The next two are via Ericsson and Cisco (from earlier this year) that show the general consensus that the industry expects another 10x mobile data growth in the next 4-5 years.
It should be clear by now that mobile data usage has been growing tremendously and will continue to grow.
Now let’s look at a final chart. This one is from Alcatel-Lucent (2011) that shows a similar growth story but in mobile data per subscriber, overlaid against mobile carrier unit economics.
This shows the crux of what’s going on. As mobile data usage has grown, per-unit data revenue and per-unit costs have both decreased.
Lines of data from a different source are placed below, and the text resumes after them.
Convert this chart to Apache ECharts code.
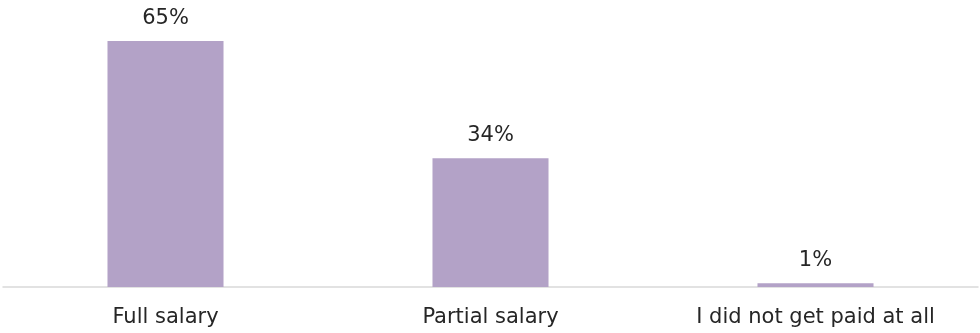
<!DOCTYPE html>
<html><head><meta charset="utf-8">
<script src="https://cdn.jsdelivr.net/npm/echarts@6/dist/echarts.min.js"></script>
<style>html,body{margin:0;padding:0;background:#fff}#c{width:980px;height:333px}</style>
</head><body><div id="c"></div>
<script>
const categories = ["Full salary", "Partial salary", "I did not get paid at all"];
const values = [65, 34, 1];
const chart = echarts.init(document.getElementById('c'));
chart.setOption({
  animation: false,
  grid: {left: 3, right: 2, top: 22, bottom: 46},
  xAxis: {
    type: 'category', data: categories,
    axisLine: {lineStyle: {color: '#d9d9d9', width: 1.5}},
    axisTick: {show: false},
    axisLabel: {color: '#262626', fontSize: 21, fontFamily: 'DejaVu Sans', margin: 20}
  },
  yAxis: {type: 'value', min: 0, max: 70, show: false, splitLine: {show: false}},
  series: [{
    type: 'bar', data: values, barWidth: '35.7%',
    itemStyle: {color: '#b3a2c7'},
    label: {show: true, position: 'top', distance: 12, formatter: '{c}%', color: '#262626', fontSize: 21, fontFamily: 'DejaVu Sans'}
  }]
});
</script></body></html>
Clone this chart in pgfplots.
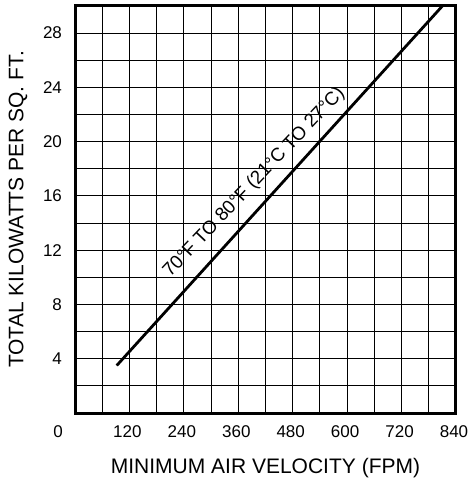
\documentclass[border=0pt]{standalone}
\usepackage{pgfplots}
\pgfplotsset{compat=1.18}
\usepackage{fontspec}
\setmainfont{Liberation Sans}

\begin{document}
\begin{tikzpicture}
\begin{axis}[
  name=ax,
  width=190.5pt, height=203.5pt, scale only axis,
  xmin=0, xmax=840, ymin=0, ymax=30,
  xtick={120,240,...,840}, minor xtick={60,180,...,780},
  ytick={4,8,...,28}, minor ytick={2,6,...,30},
  grid=both,
  major grid style={black, line width=0.45pt},
  minor grid style={black, line width=0.45pt},
  major tick length=0pt, minor tick length=0pt,
  axis line style={black, line width=1.5pt},
  tick label style={font=\fontsize{8.5}{10}\selectfont},
  label style={font=\fontsize{10.5}{12}\selectfont},
  xticklabel style={yshift=-3pt, xshift=-1pt},
  yticklabel style={xshift=-3pt},
  xlabel={MINIMUM AIR VELOCITY (FPM)},
  ylabel={TOTAL KILOWATTS PER SQ.\ FT.},
  xlabel style={yshift=-3pt},
  ylabel style={yshift=1pt},
  /pgf/number format/assume math mode=true,
  /pgf/number format/1000 sep={},
  clip=false,
]
% temperature band line
\addplot[black, line width=1.4pt]
  coordinates {(92,3.5) (810,30)};
\node[font=\fontsize{9.4}{11}\selectfont, rotate=46.5, anchor=base]
  at (axis cs:403,16.75) {70°F TO 80°F (21°C TO 27°C)};
\node[font=\fontsize{8.5}{10}\selectfont]
  at (rel axis cs:0,0) [xshift=-8.5pt, yshift=-9.5pt] {0};
\end{axis}
\pgfresetboundingbox
\useasboundingbox ([xshift=-37.5pt,yshift=-33.5pt]ax.south west)
  rectangle ([xshift=6.8pt,yshift=3pt]ax.north east);
\end{tikzpicture}
\end{document}
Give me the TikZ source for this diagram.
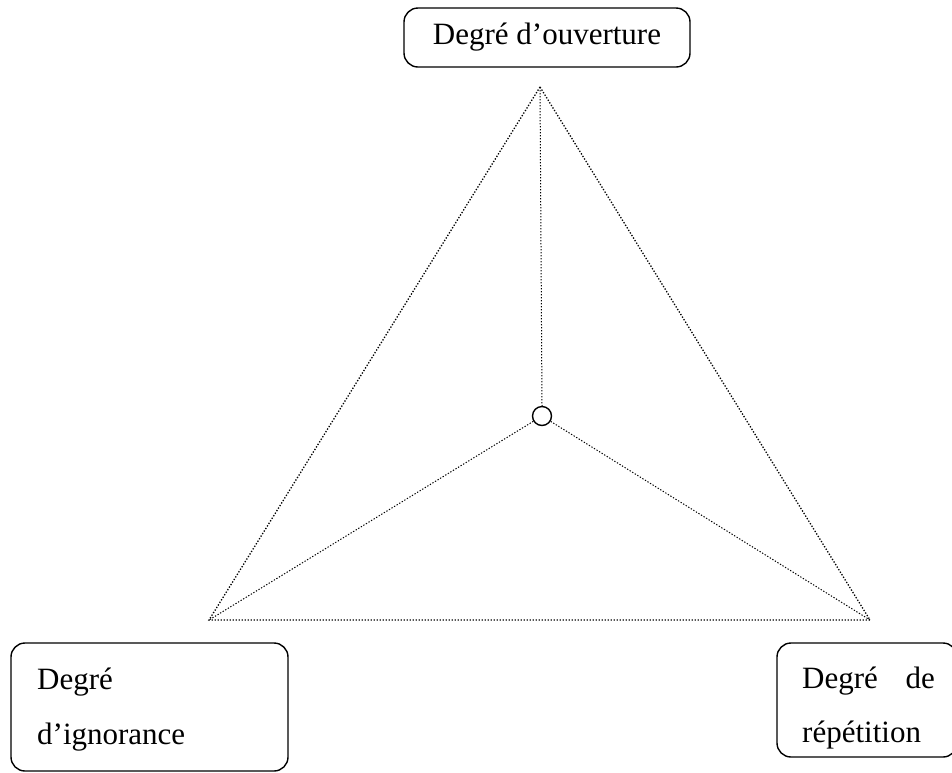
\documentclass[tikz,border=0pt]{standalone}
\usepackage{fontspec}
\setmainfont{Liberation Serif}
\begin{document}
\begin{tikzpicture}[x=1pt,y=-1pt,
  box/.style={draw,line width=1.4pt,rounded corners=14pt,inner sep=0pt},
  lbl/.style={anchor=base west,inner sep=0pt,font=\fontsize{31}{31}\selectfont},
  dots/.style={line width=1.3pt,dash pattern=on 1.3pt off 1.7pt}]
\useasboundingbox (0,0) rectangle (952,772);
\node[box,minimum width=286pt,minimum height=59pt,font=\fontsize{31}{31}\selectfont] (top) at (547,37.5) {Degré d’ouverture};
\node[box,minimum width=277pt,minimum height=128pt] (left) at (149.5,707) {};
\node[box,minimum width=180pt,minimum height=114pt] (right) at (867,700) {};
\node[lbl] (l1) at (37,689) {Degré};
\node[lbl] (l2) at (37,744) {d’ignorance};
\node[lbl] (r1) at (802,688) {Degré};
\node[lbl,anchor=base east] (r2) at (935,688) {de};
\node[lbl] (r3) at (802,742) {répétition};
\coordinate (A) at (540,87);
\coordinate (B) at (209,620);
\coordinate (C) at (870,620);
\node[draw,circle,line width=1.4pt,minimum size=19pt,inner sep=0pt] (c) at (542,416) {};
\draw[dots] (A) -- (B) -- (C) -- cycle;
\draw[dots,line width=1pt] (A) -- (c.north);
\draw[dots,line width=1pt] (c) -- (B);
\draw[dots,line width=1pt] (c) -- (C);
\end{tikzpicture}
\end{document}
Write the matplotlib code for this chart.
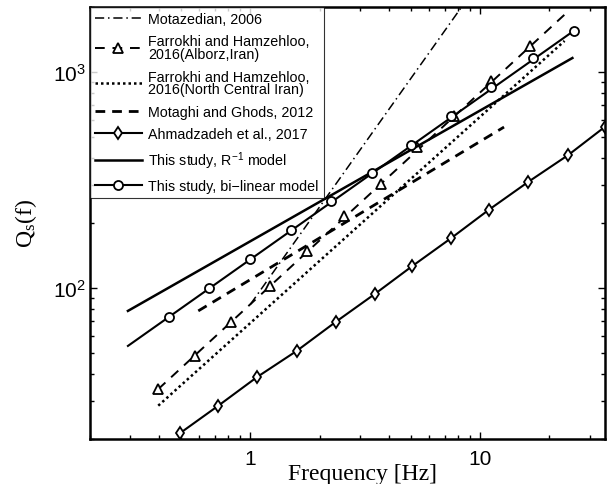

But revenue is decreasing faster than costs, leading to shrinking mobile carrier margins.
And as the reach of the Mobile Internet continues down the economic pyramid, consumers’ ability to pay for data also decreases, further worsening carrier economics.
(While some improvements may cheapen per-unit costs in the short-term — e.g., the move to LTE — these appear to be linear shifts that are unlikely to withstand the exponential growth in demand.)
These worsening economics are passed down to consumers in the form of bandwidth data caps (becoming much more common here in the US), expensive pricing, and less investment in infrastructure.
In fact, as we continue to see cheaper handsets, faster processors, richer screens, larger amounts of storage, and more efficient batteries, one weak link emerges as the limiting factor in our smartphone experience: access to bandwidth.
Which means that, as our worldwide appetite for mobile data continues to expand, satisfying that hunger is going to get harder and more expensive.
This is the Mobile Data Problem.
That’s what Mark Zuckerberg alludes to in the quote above.
And it’s one of the biggest problems facing the Mobile Internet today.
MAKING THE MOBILE INTERNET UBIQUITOUS
Let’s find a better solution to the Mobile Data Problem than Zero-rating apps.
Luckily, companies are already exploring a few options:
- Reduce data usage via better compression, e.g., Google, Onavo (now part of Facebook), and Opera Max
- Expand access through cheaper access points, e.g., via hot air balloons (Google) or drones (Facebook)
- Increase offline availability with smarter caching (e.g., Offline radio stations on Google Play Music)
And I’m sure there are other options that we’ve yet to explore.
Still, no one solution will solve by the problem by itself. Each is likely to be better suited for some types of content than others — e.g., hot air balloons for low-bandwidth communication.
But this is the overall problem we need to address, if we want the Mobile Internet to continue to expand and reach more people and fulfill more of its potential and just continue to be amazing in general.
Let’s keep the mobile Internet awesome.